Der allererste Schritt besteht darin, sich überhaupt erst einmal die Sinnfrage zu stellen. Also: Was ist eigentlich der Sinn unseres Unternehmens? Diese Sinnfrage muss an alle Mitarbeiter gestellt werden – wie spielt erst einmal keine Rolle. Ob ich einen Workshop mache, ob ich eine E-Mail schreibe oder ob ich selbst als Unternehmer mit meinen Führungskräften und mit einer Mitarbeiterdelegation über das Thema nachdenke, sei völlig dahingestellt. Wichtig ist, dass die Frage überhaupt mal da ist. Was ist denn der Sinn unseres Unternehmens? Und ja, es kann sein, dass die Beantwortung dieser Frage eine gewisse Zeit in Anspruch nimmt.
Wenn ich den Sinn kenne, dann gehe ich den nächsten Schritt: „Was ist unsere Vision? Wo wollen wir zum Beispiel im Jahr 2030 stehen, was wollen wir erreichen? Was brauchen wir denn für Produkte und Leistungen dafür? Was brauchen wir an externen Netzwerkpartnern, um diesem Sinn zu folgen?“ Manchmal entstehen dann sogar sehr ungewöhnliche Wege. Ich kenne ein mittelständisches Maschinenbau-Unternehmen, das sich entschieden hat, zusätzlich zum etablierten Geschäft mit ökologisch und nachhaltig produziertem Kaffee persönlich bekannter Bauern aus Afrika zu handeln. Der Fantasie sind hier keine Grenzen gesetzt.
Also gilt es, im ersten Schritt den Sinn zu entwickeln, um dann im zweiten Schritt an diesen Sinn ganz vorsichtig Handlungen anzudocken, ohne dabei alle zu überfordern. Ist dies ein langwieriger Prozess?

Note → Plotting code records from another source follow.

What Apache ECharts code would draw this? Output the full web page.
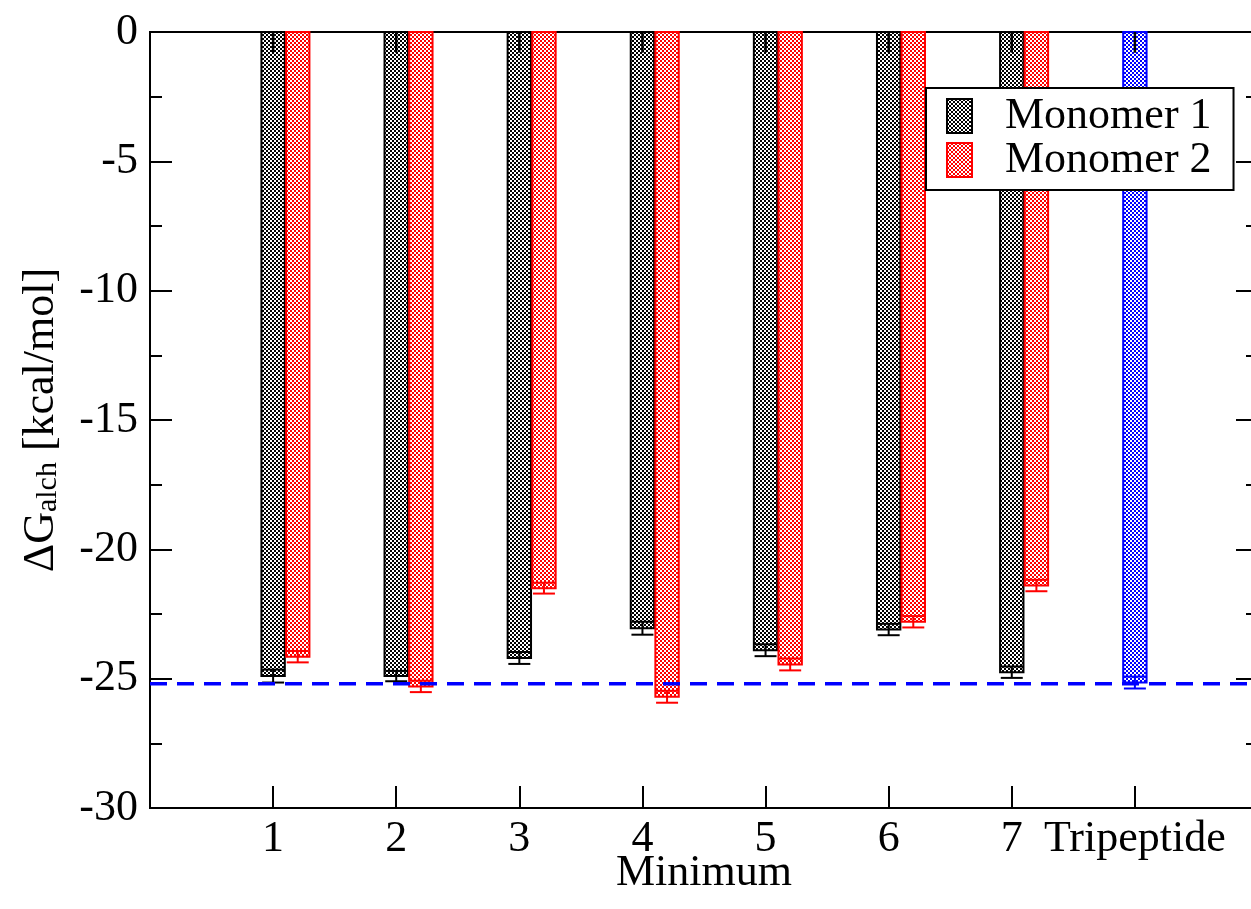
<!DOCTYPE html>
<html>
<head>
<meta charset="utf-8">
<script src="https://cdn.jsdelivr.net/npm/echarts@6/dist/echarts.min.js"></script>
<style>
  html, body { margin: 0; padding: 0; background: #fff; }
  #chart { width: 1251px; height: 909px; }
</style>
</head>
<body>
<div id="chart"></div>
<script>
// 数据
const categories = ['1', '2', '3', '4', '5', '6', '7', 'Tripeptide'];
const monomer1 = [-24.9, -24.9, -24.2, -23.05, -23.9, -23.1, -24.75];
const monomer1Err = [0.25, 0.2, 0.23, 0.25, 0.23, 0.22, 0.22];
const monomer2 = [-24.15, -25.3, -21.5, -25.7, -24.45, -22.8, -21.4];
const monomer2Err = [0.22, 0.22, 0.21, 0.23, 0.23, 0.22, 0.22];
const tripeptide = [-25.15];
const tripeptideErr = [0.23];
const referenceX = [0, 9];
const referenceY = [-25.2, -25.2];
const zeroSetErr = 0.8; // 顶部 0 处的误差线

const FONT = '"Liberation Serif", "DejaVu Serif", serif';
const barUnits = 0.19;

function checker(color) {
    const c = document.createElement('canvas');
    c.width = 4;
    c.height = 4;
    const g = c.getContext('2d');
    g.fillStyle = '#fff';
    g.fillRect(0, 0, 4, 4);
    g.fillStyle = color;
    g.fillRect(0, 0, 2, 2);
    g.fillRect(2, 2, 2, 2);
    return { image: c, repeat: 'repeat' };
}

const blackFill = checker('#000');
const redFill = checker('#ff0000');
const blueFill = checker('#0000ff');

// 柱子 + 误差线
function barRenderer(offset, stroke, fill, zeroMark) {
    return function (params, api) {
        const x = api.value(0) + offset;
        const v = api.value(1);
        const err = api.value(2);
        const top = api.coord([x, 0]);
        const bot = api.coord([x, v]);
        const w = api.size([barUnits, 0])[0];
        const hi = api.coord([x, v + err]);
        const lo = api.coord([x, v - err]);
        const cap = w * 0.47;
        const children = [
            {
                type: 'rect',
                shape: { x: top[0] - w / 2, y: top[1], width: w, height: bot[1] - top[1] },
                style: { fill: fill, stroke: stroke, lineWidth: 2 }
            },
            { type: 'line', shape: { x1: bot[0], y1: hi[1], x2: bot[0], y2: lo[1] }, style: { stroke: stroke, lineWidth: 2 } },
            { type: 'line', shape: { x1: bot[0] - cap, y1: hi[1], x2: bot[0] + cap, y2: hi[1] }, style: { stroke: stroke, lineWidth: 2 } },
            { type: 'line', shape: { x1: bot[0] - cap, y1: lo[1], x2: bot[0] + cap, y2: lo[1] }, style: { stroke: stroke, lineWidth: 2 } }
        ];
        if (zeroMark) {
            const zl = api.coord([x, -zeroSetErr]);
            children.push({ type: 'line', shape: { x1: top[0], y1: top[1], x2: top[0], y2: zl[1] }, style: { stroke: '#000', lineWidth: 2.5 } });
        }
        return { type: 'group', children: children };
    };
}

const chart = echarts.init(document.getElementById('chart'));

const option = {
    backgroundColor: '#fff',
    animation: false,
    grid: {
        left: 150,
        top: 32,
        width: 1108,
        height: 776,
        outerBoundsMode: 'none',
        containLabel: false,
        show: true,
        borderColor: '#000',
        borderWidth: 2,
        backgroundColor: 'transparent'
    },
    legend: {
        orient: 'vertical',
        left: 926,
        top: 88,
        backgroundColor: '#fff',
        borderColor: '#000',
        borderWidth: 2,
        borderRadius: 0,
        padding: [6, 22, 8, 20],
        itemWidth: 25,
        itemHeight: 34,
        itemGap: 0,
        selectedMode: false,
        textStyle: { fontFamily: FONT, fontSize: 44, color: '#000', padding: [0, 0, 0, 28] },
        data: [
            { name: 'Monomer 1', icon: 'rect', itemStyle: { color: blackFill, borderColor: '#000', borderWidth: 2 } },
            { name: 'Monomer 2', icon: 'rect', itemStyle: { color: redFill, borderColor: '#ff0000', borderWidth: 2 } }
        ]
    },
    xAxis: {
        type: 'value',
        min: 0,
        max: 9,
        interval: 1,
        name: 'Minimum',
        nameLocation: 'middle',
        nameGap: 43,
        nameMoveOverlap: false,
        nameTextStyle: { fontFamily: FONT, fontSize: 44, color: '#000' },
        axisLine: { show: true, onZero: false, lineStyle: { color: '#000', width: 2 } },
        axisTick: { show: true, inside: true, length: 22, lineStyle: { color: '#000', width: 2 } },
        splitLine: { show: false },
        axisLabel: {
            margin: 9,
            fontFamily: FONT,
            fontSize: 44,
            color: '#000',
            formatter: function (v) {
                return v >= 1 && v <= categories.length ? categories[v - 1] : '';
            }
        }
    },
    yAxis: [
        {
            type: 'value',
            min: -30,
            max: 0,
            interval: 5,
            name: '{a|ΔG}{s|alch}{a| [kcal/mol]}',
            nameLocation: 'middle',
            nameGap: 87,
            nameTextStyle: {
                fontFamily: FONT,
                color: '#000',
                rich: {
                    a: { fontFamily: FONT, fontSize: 44, lineHeight: 44, verticalAlign: 'top', color: '#000' },
                    s: { fontFamily: FONT, fontSize: 30, lineHeight: 30, padding: [20, 0, 0, 0], verticalAlign: 'bottom', color: '#000' }
                }
            },
            axisLine: { show: true, onZero: false, lineStyle: { color: '#000', width: 2 } },
            axisTick: { show: true, inside: true, length: 22, lineStyle: { color: '#000', width: 2 } },
            minorTick: { show: true, splitNumber: 2, length: 12, lineStyle: { color: '#000', width: 2 } },
            splitLine: { show: false },
            axisLabel: { margin: 12, fontFamily: FONT, fontSize: 44, color: '#000' }
        },
        {
            type: 'value',
            min: -30,
            max: 0,
            interval: 5,
            position: 'right',
            axisLine: { show: true, onZero: false, lineStyle: { color: '#000', width: 2 } },
            axisTick: { show: true, inside: true, length: 22, lineStyle: { color: '#000', width: 2 } },
            minorTick: { show: true, splitNumber: 2, length: 12, lineStyle: { color: '#000', width: 2 } },
            splitLine: { show: false },
            axisLabel: { show: false }
        }
    ],
    series: [
        {
            name: 'Monomer 1',
            type: 'custom',
            renderItem: barRenderer(0, '#000', blackFill, true),
            encode: { x: 0, y: 1 },
            itemStyle: { color: '#000' },
            data: monomer1.map((v, i) => [i + 1, v, monomer1Err[i]])
        },
        {
            name: 'Monomer 2',
            type: 'custom',
            renderItem: barRenderer(0.2, '#ff0000', redFill, false),
            encode: { x: 0, y: 1 },
            itemStyle: { color: '#ff0000' },
            data: monomer2.map((v, i) => [i + 1, v, monomer2Err[i]])
        },
        {
            name: 'Tripeptide',
            type: 'custom',
            renderItem: barRenderer(0, '#0000ff', blueFill, true),
            encode: { x: 0, y: 1 },
            itemStyle: { color: '#0000ff' },
            data: tripeptide.map((v, i) => [categories.length, v, tripeptideErr[i]])
        },
        {
            name: 'Reference',
            type: 'line',
            symbol: 'none',
            z: 10,
            lineStyle: { color: '#0000ff', width: 3.5, type: [17, 10] },
            data: referenceX.map((x, i) => [x, referenceY[i]])
        }
    ]
};

chart.setOption(option);
</script>
</body>
</html>
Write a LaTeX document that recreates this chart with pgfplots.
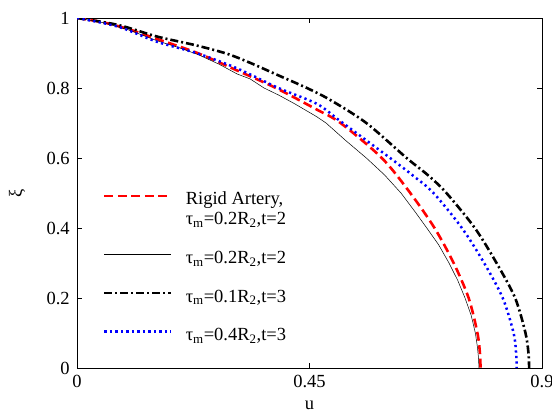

Das ist ein Prozess über die komplette Lebensdauer eines Unternehmens. Genau dadurch verliert er aber auch seinen Schrecken. Es ist eine sanfte, kontinuierliche Entwicklung, die nie endet und sich immer wieder wandelt, kein aus dem Boden gestampftes, schmerzhaftes Change-Projekt auf Biegen und Brechen. Es ist wie beim Fahrradfahren: In jeder Sekunde entscheiden wir neu, in welche Richtung wir den Lenker einschlagen. Wichtig ist nur, das Ziel zu kennen und unterwegs die Agilität und Flexibilität an den Tag zu legen, die es braucht, um gesund am Ziel anzukommen. Wenn die Unternehmen das einmal verinnerlicht haben, kommen sie wunderbar damit zurecht. Begleitung braucht es nur ganz am Anfang, bis sich das neue Denken und andere Formen des Handelns nachhaltig gebildet haben.
Vielen Dank für das interessante Gespräch zu einem sehr wichtigen Thema, das in vielen Aspekten das Thema Nachhaltigkeit anspricht.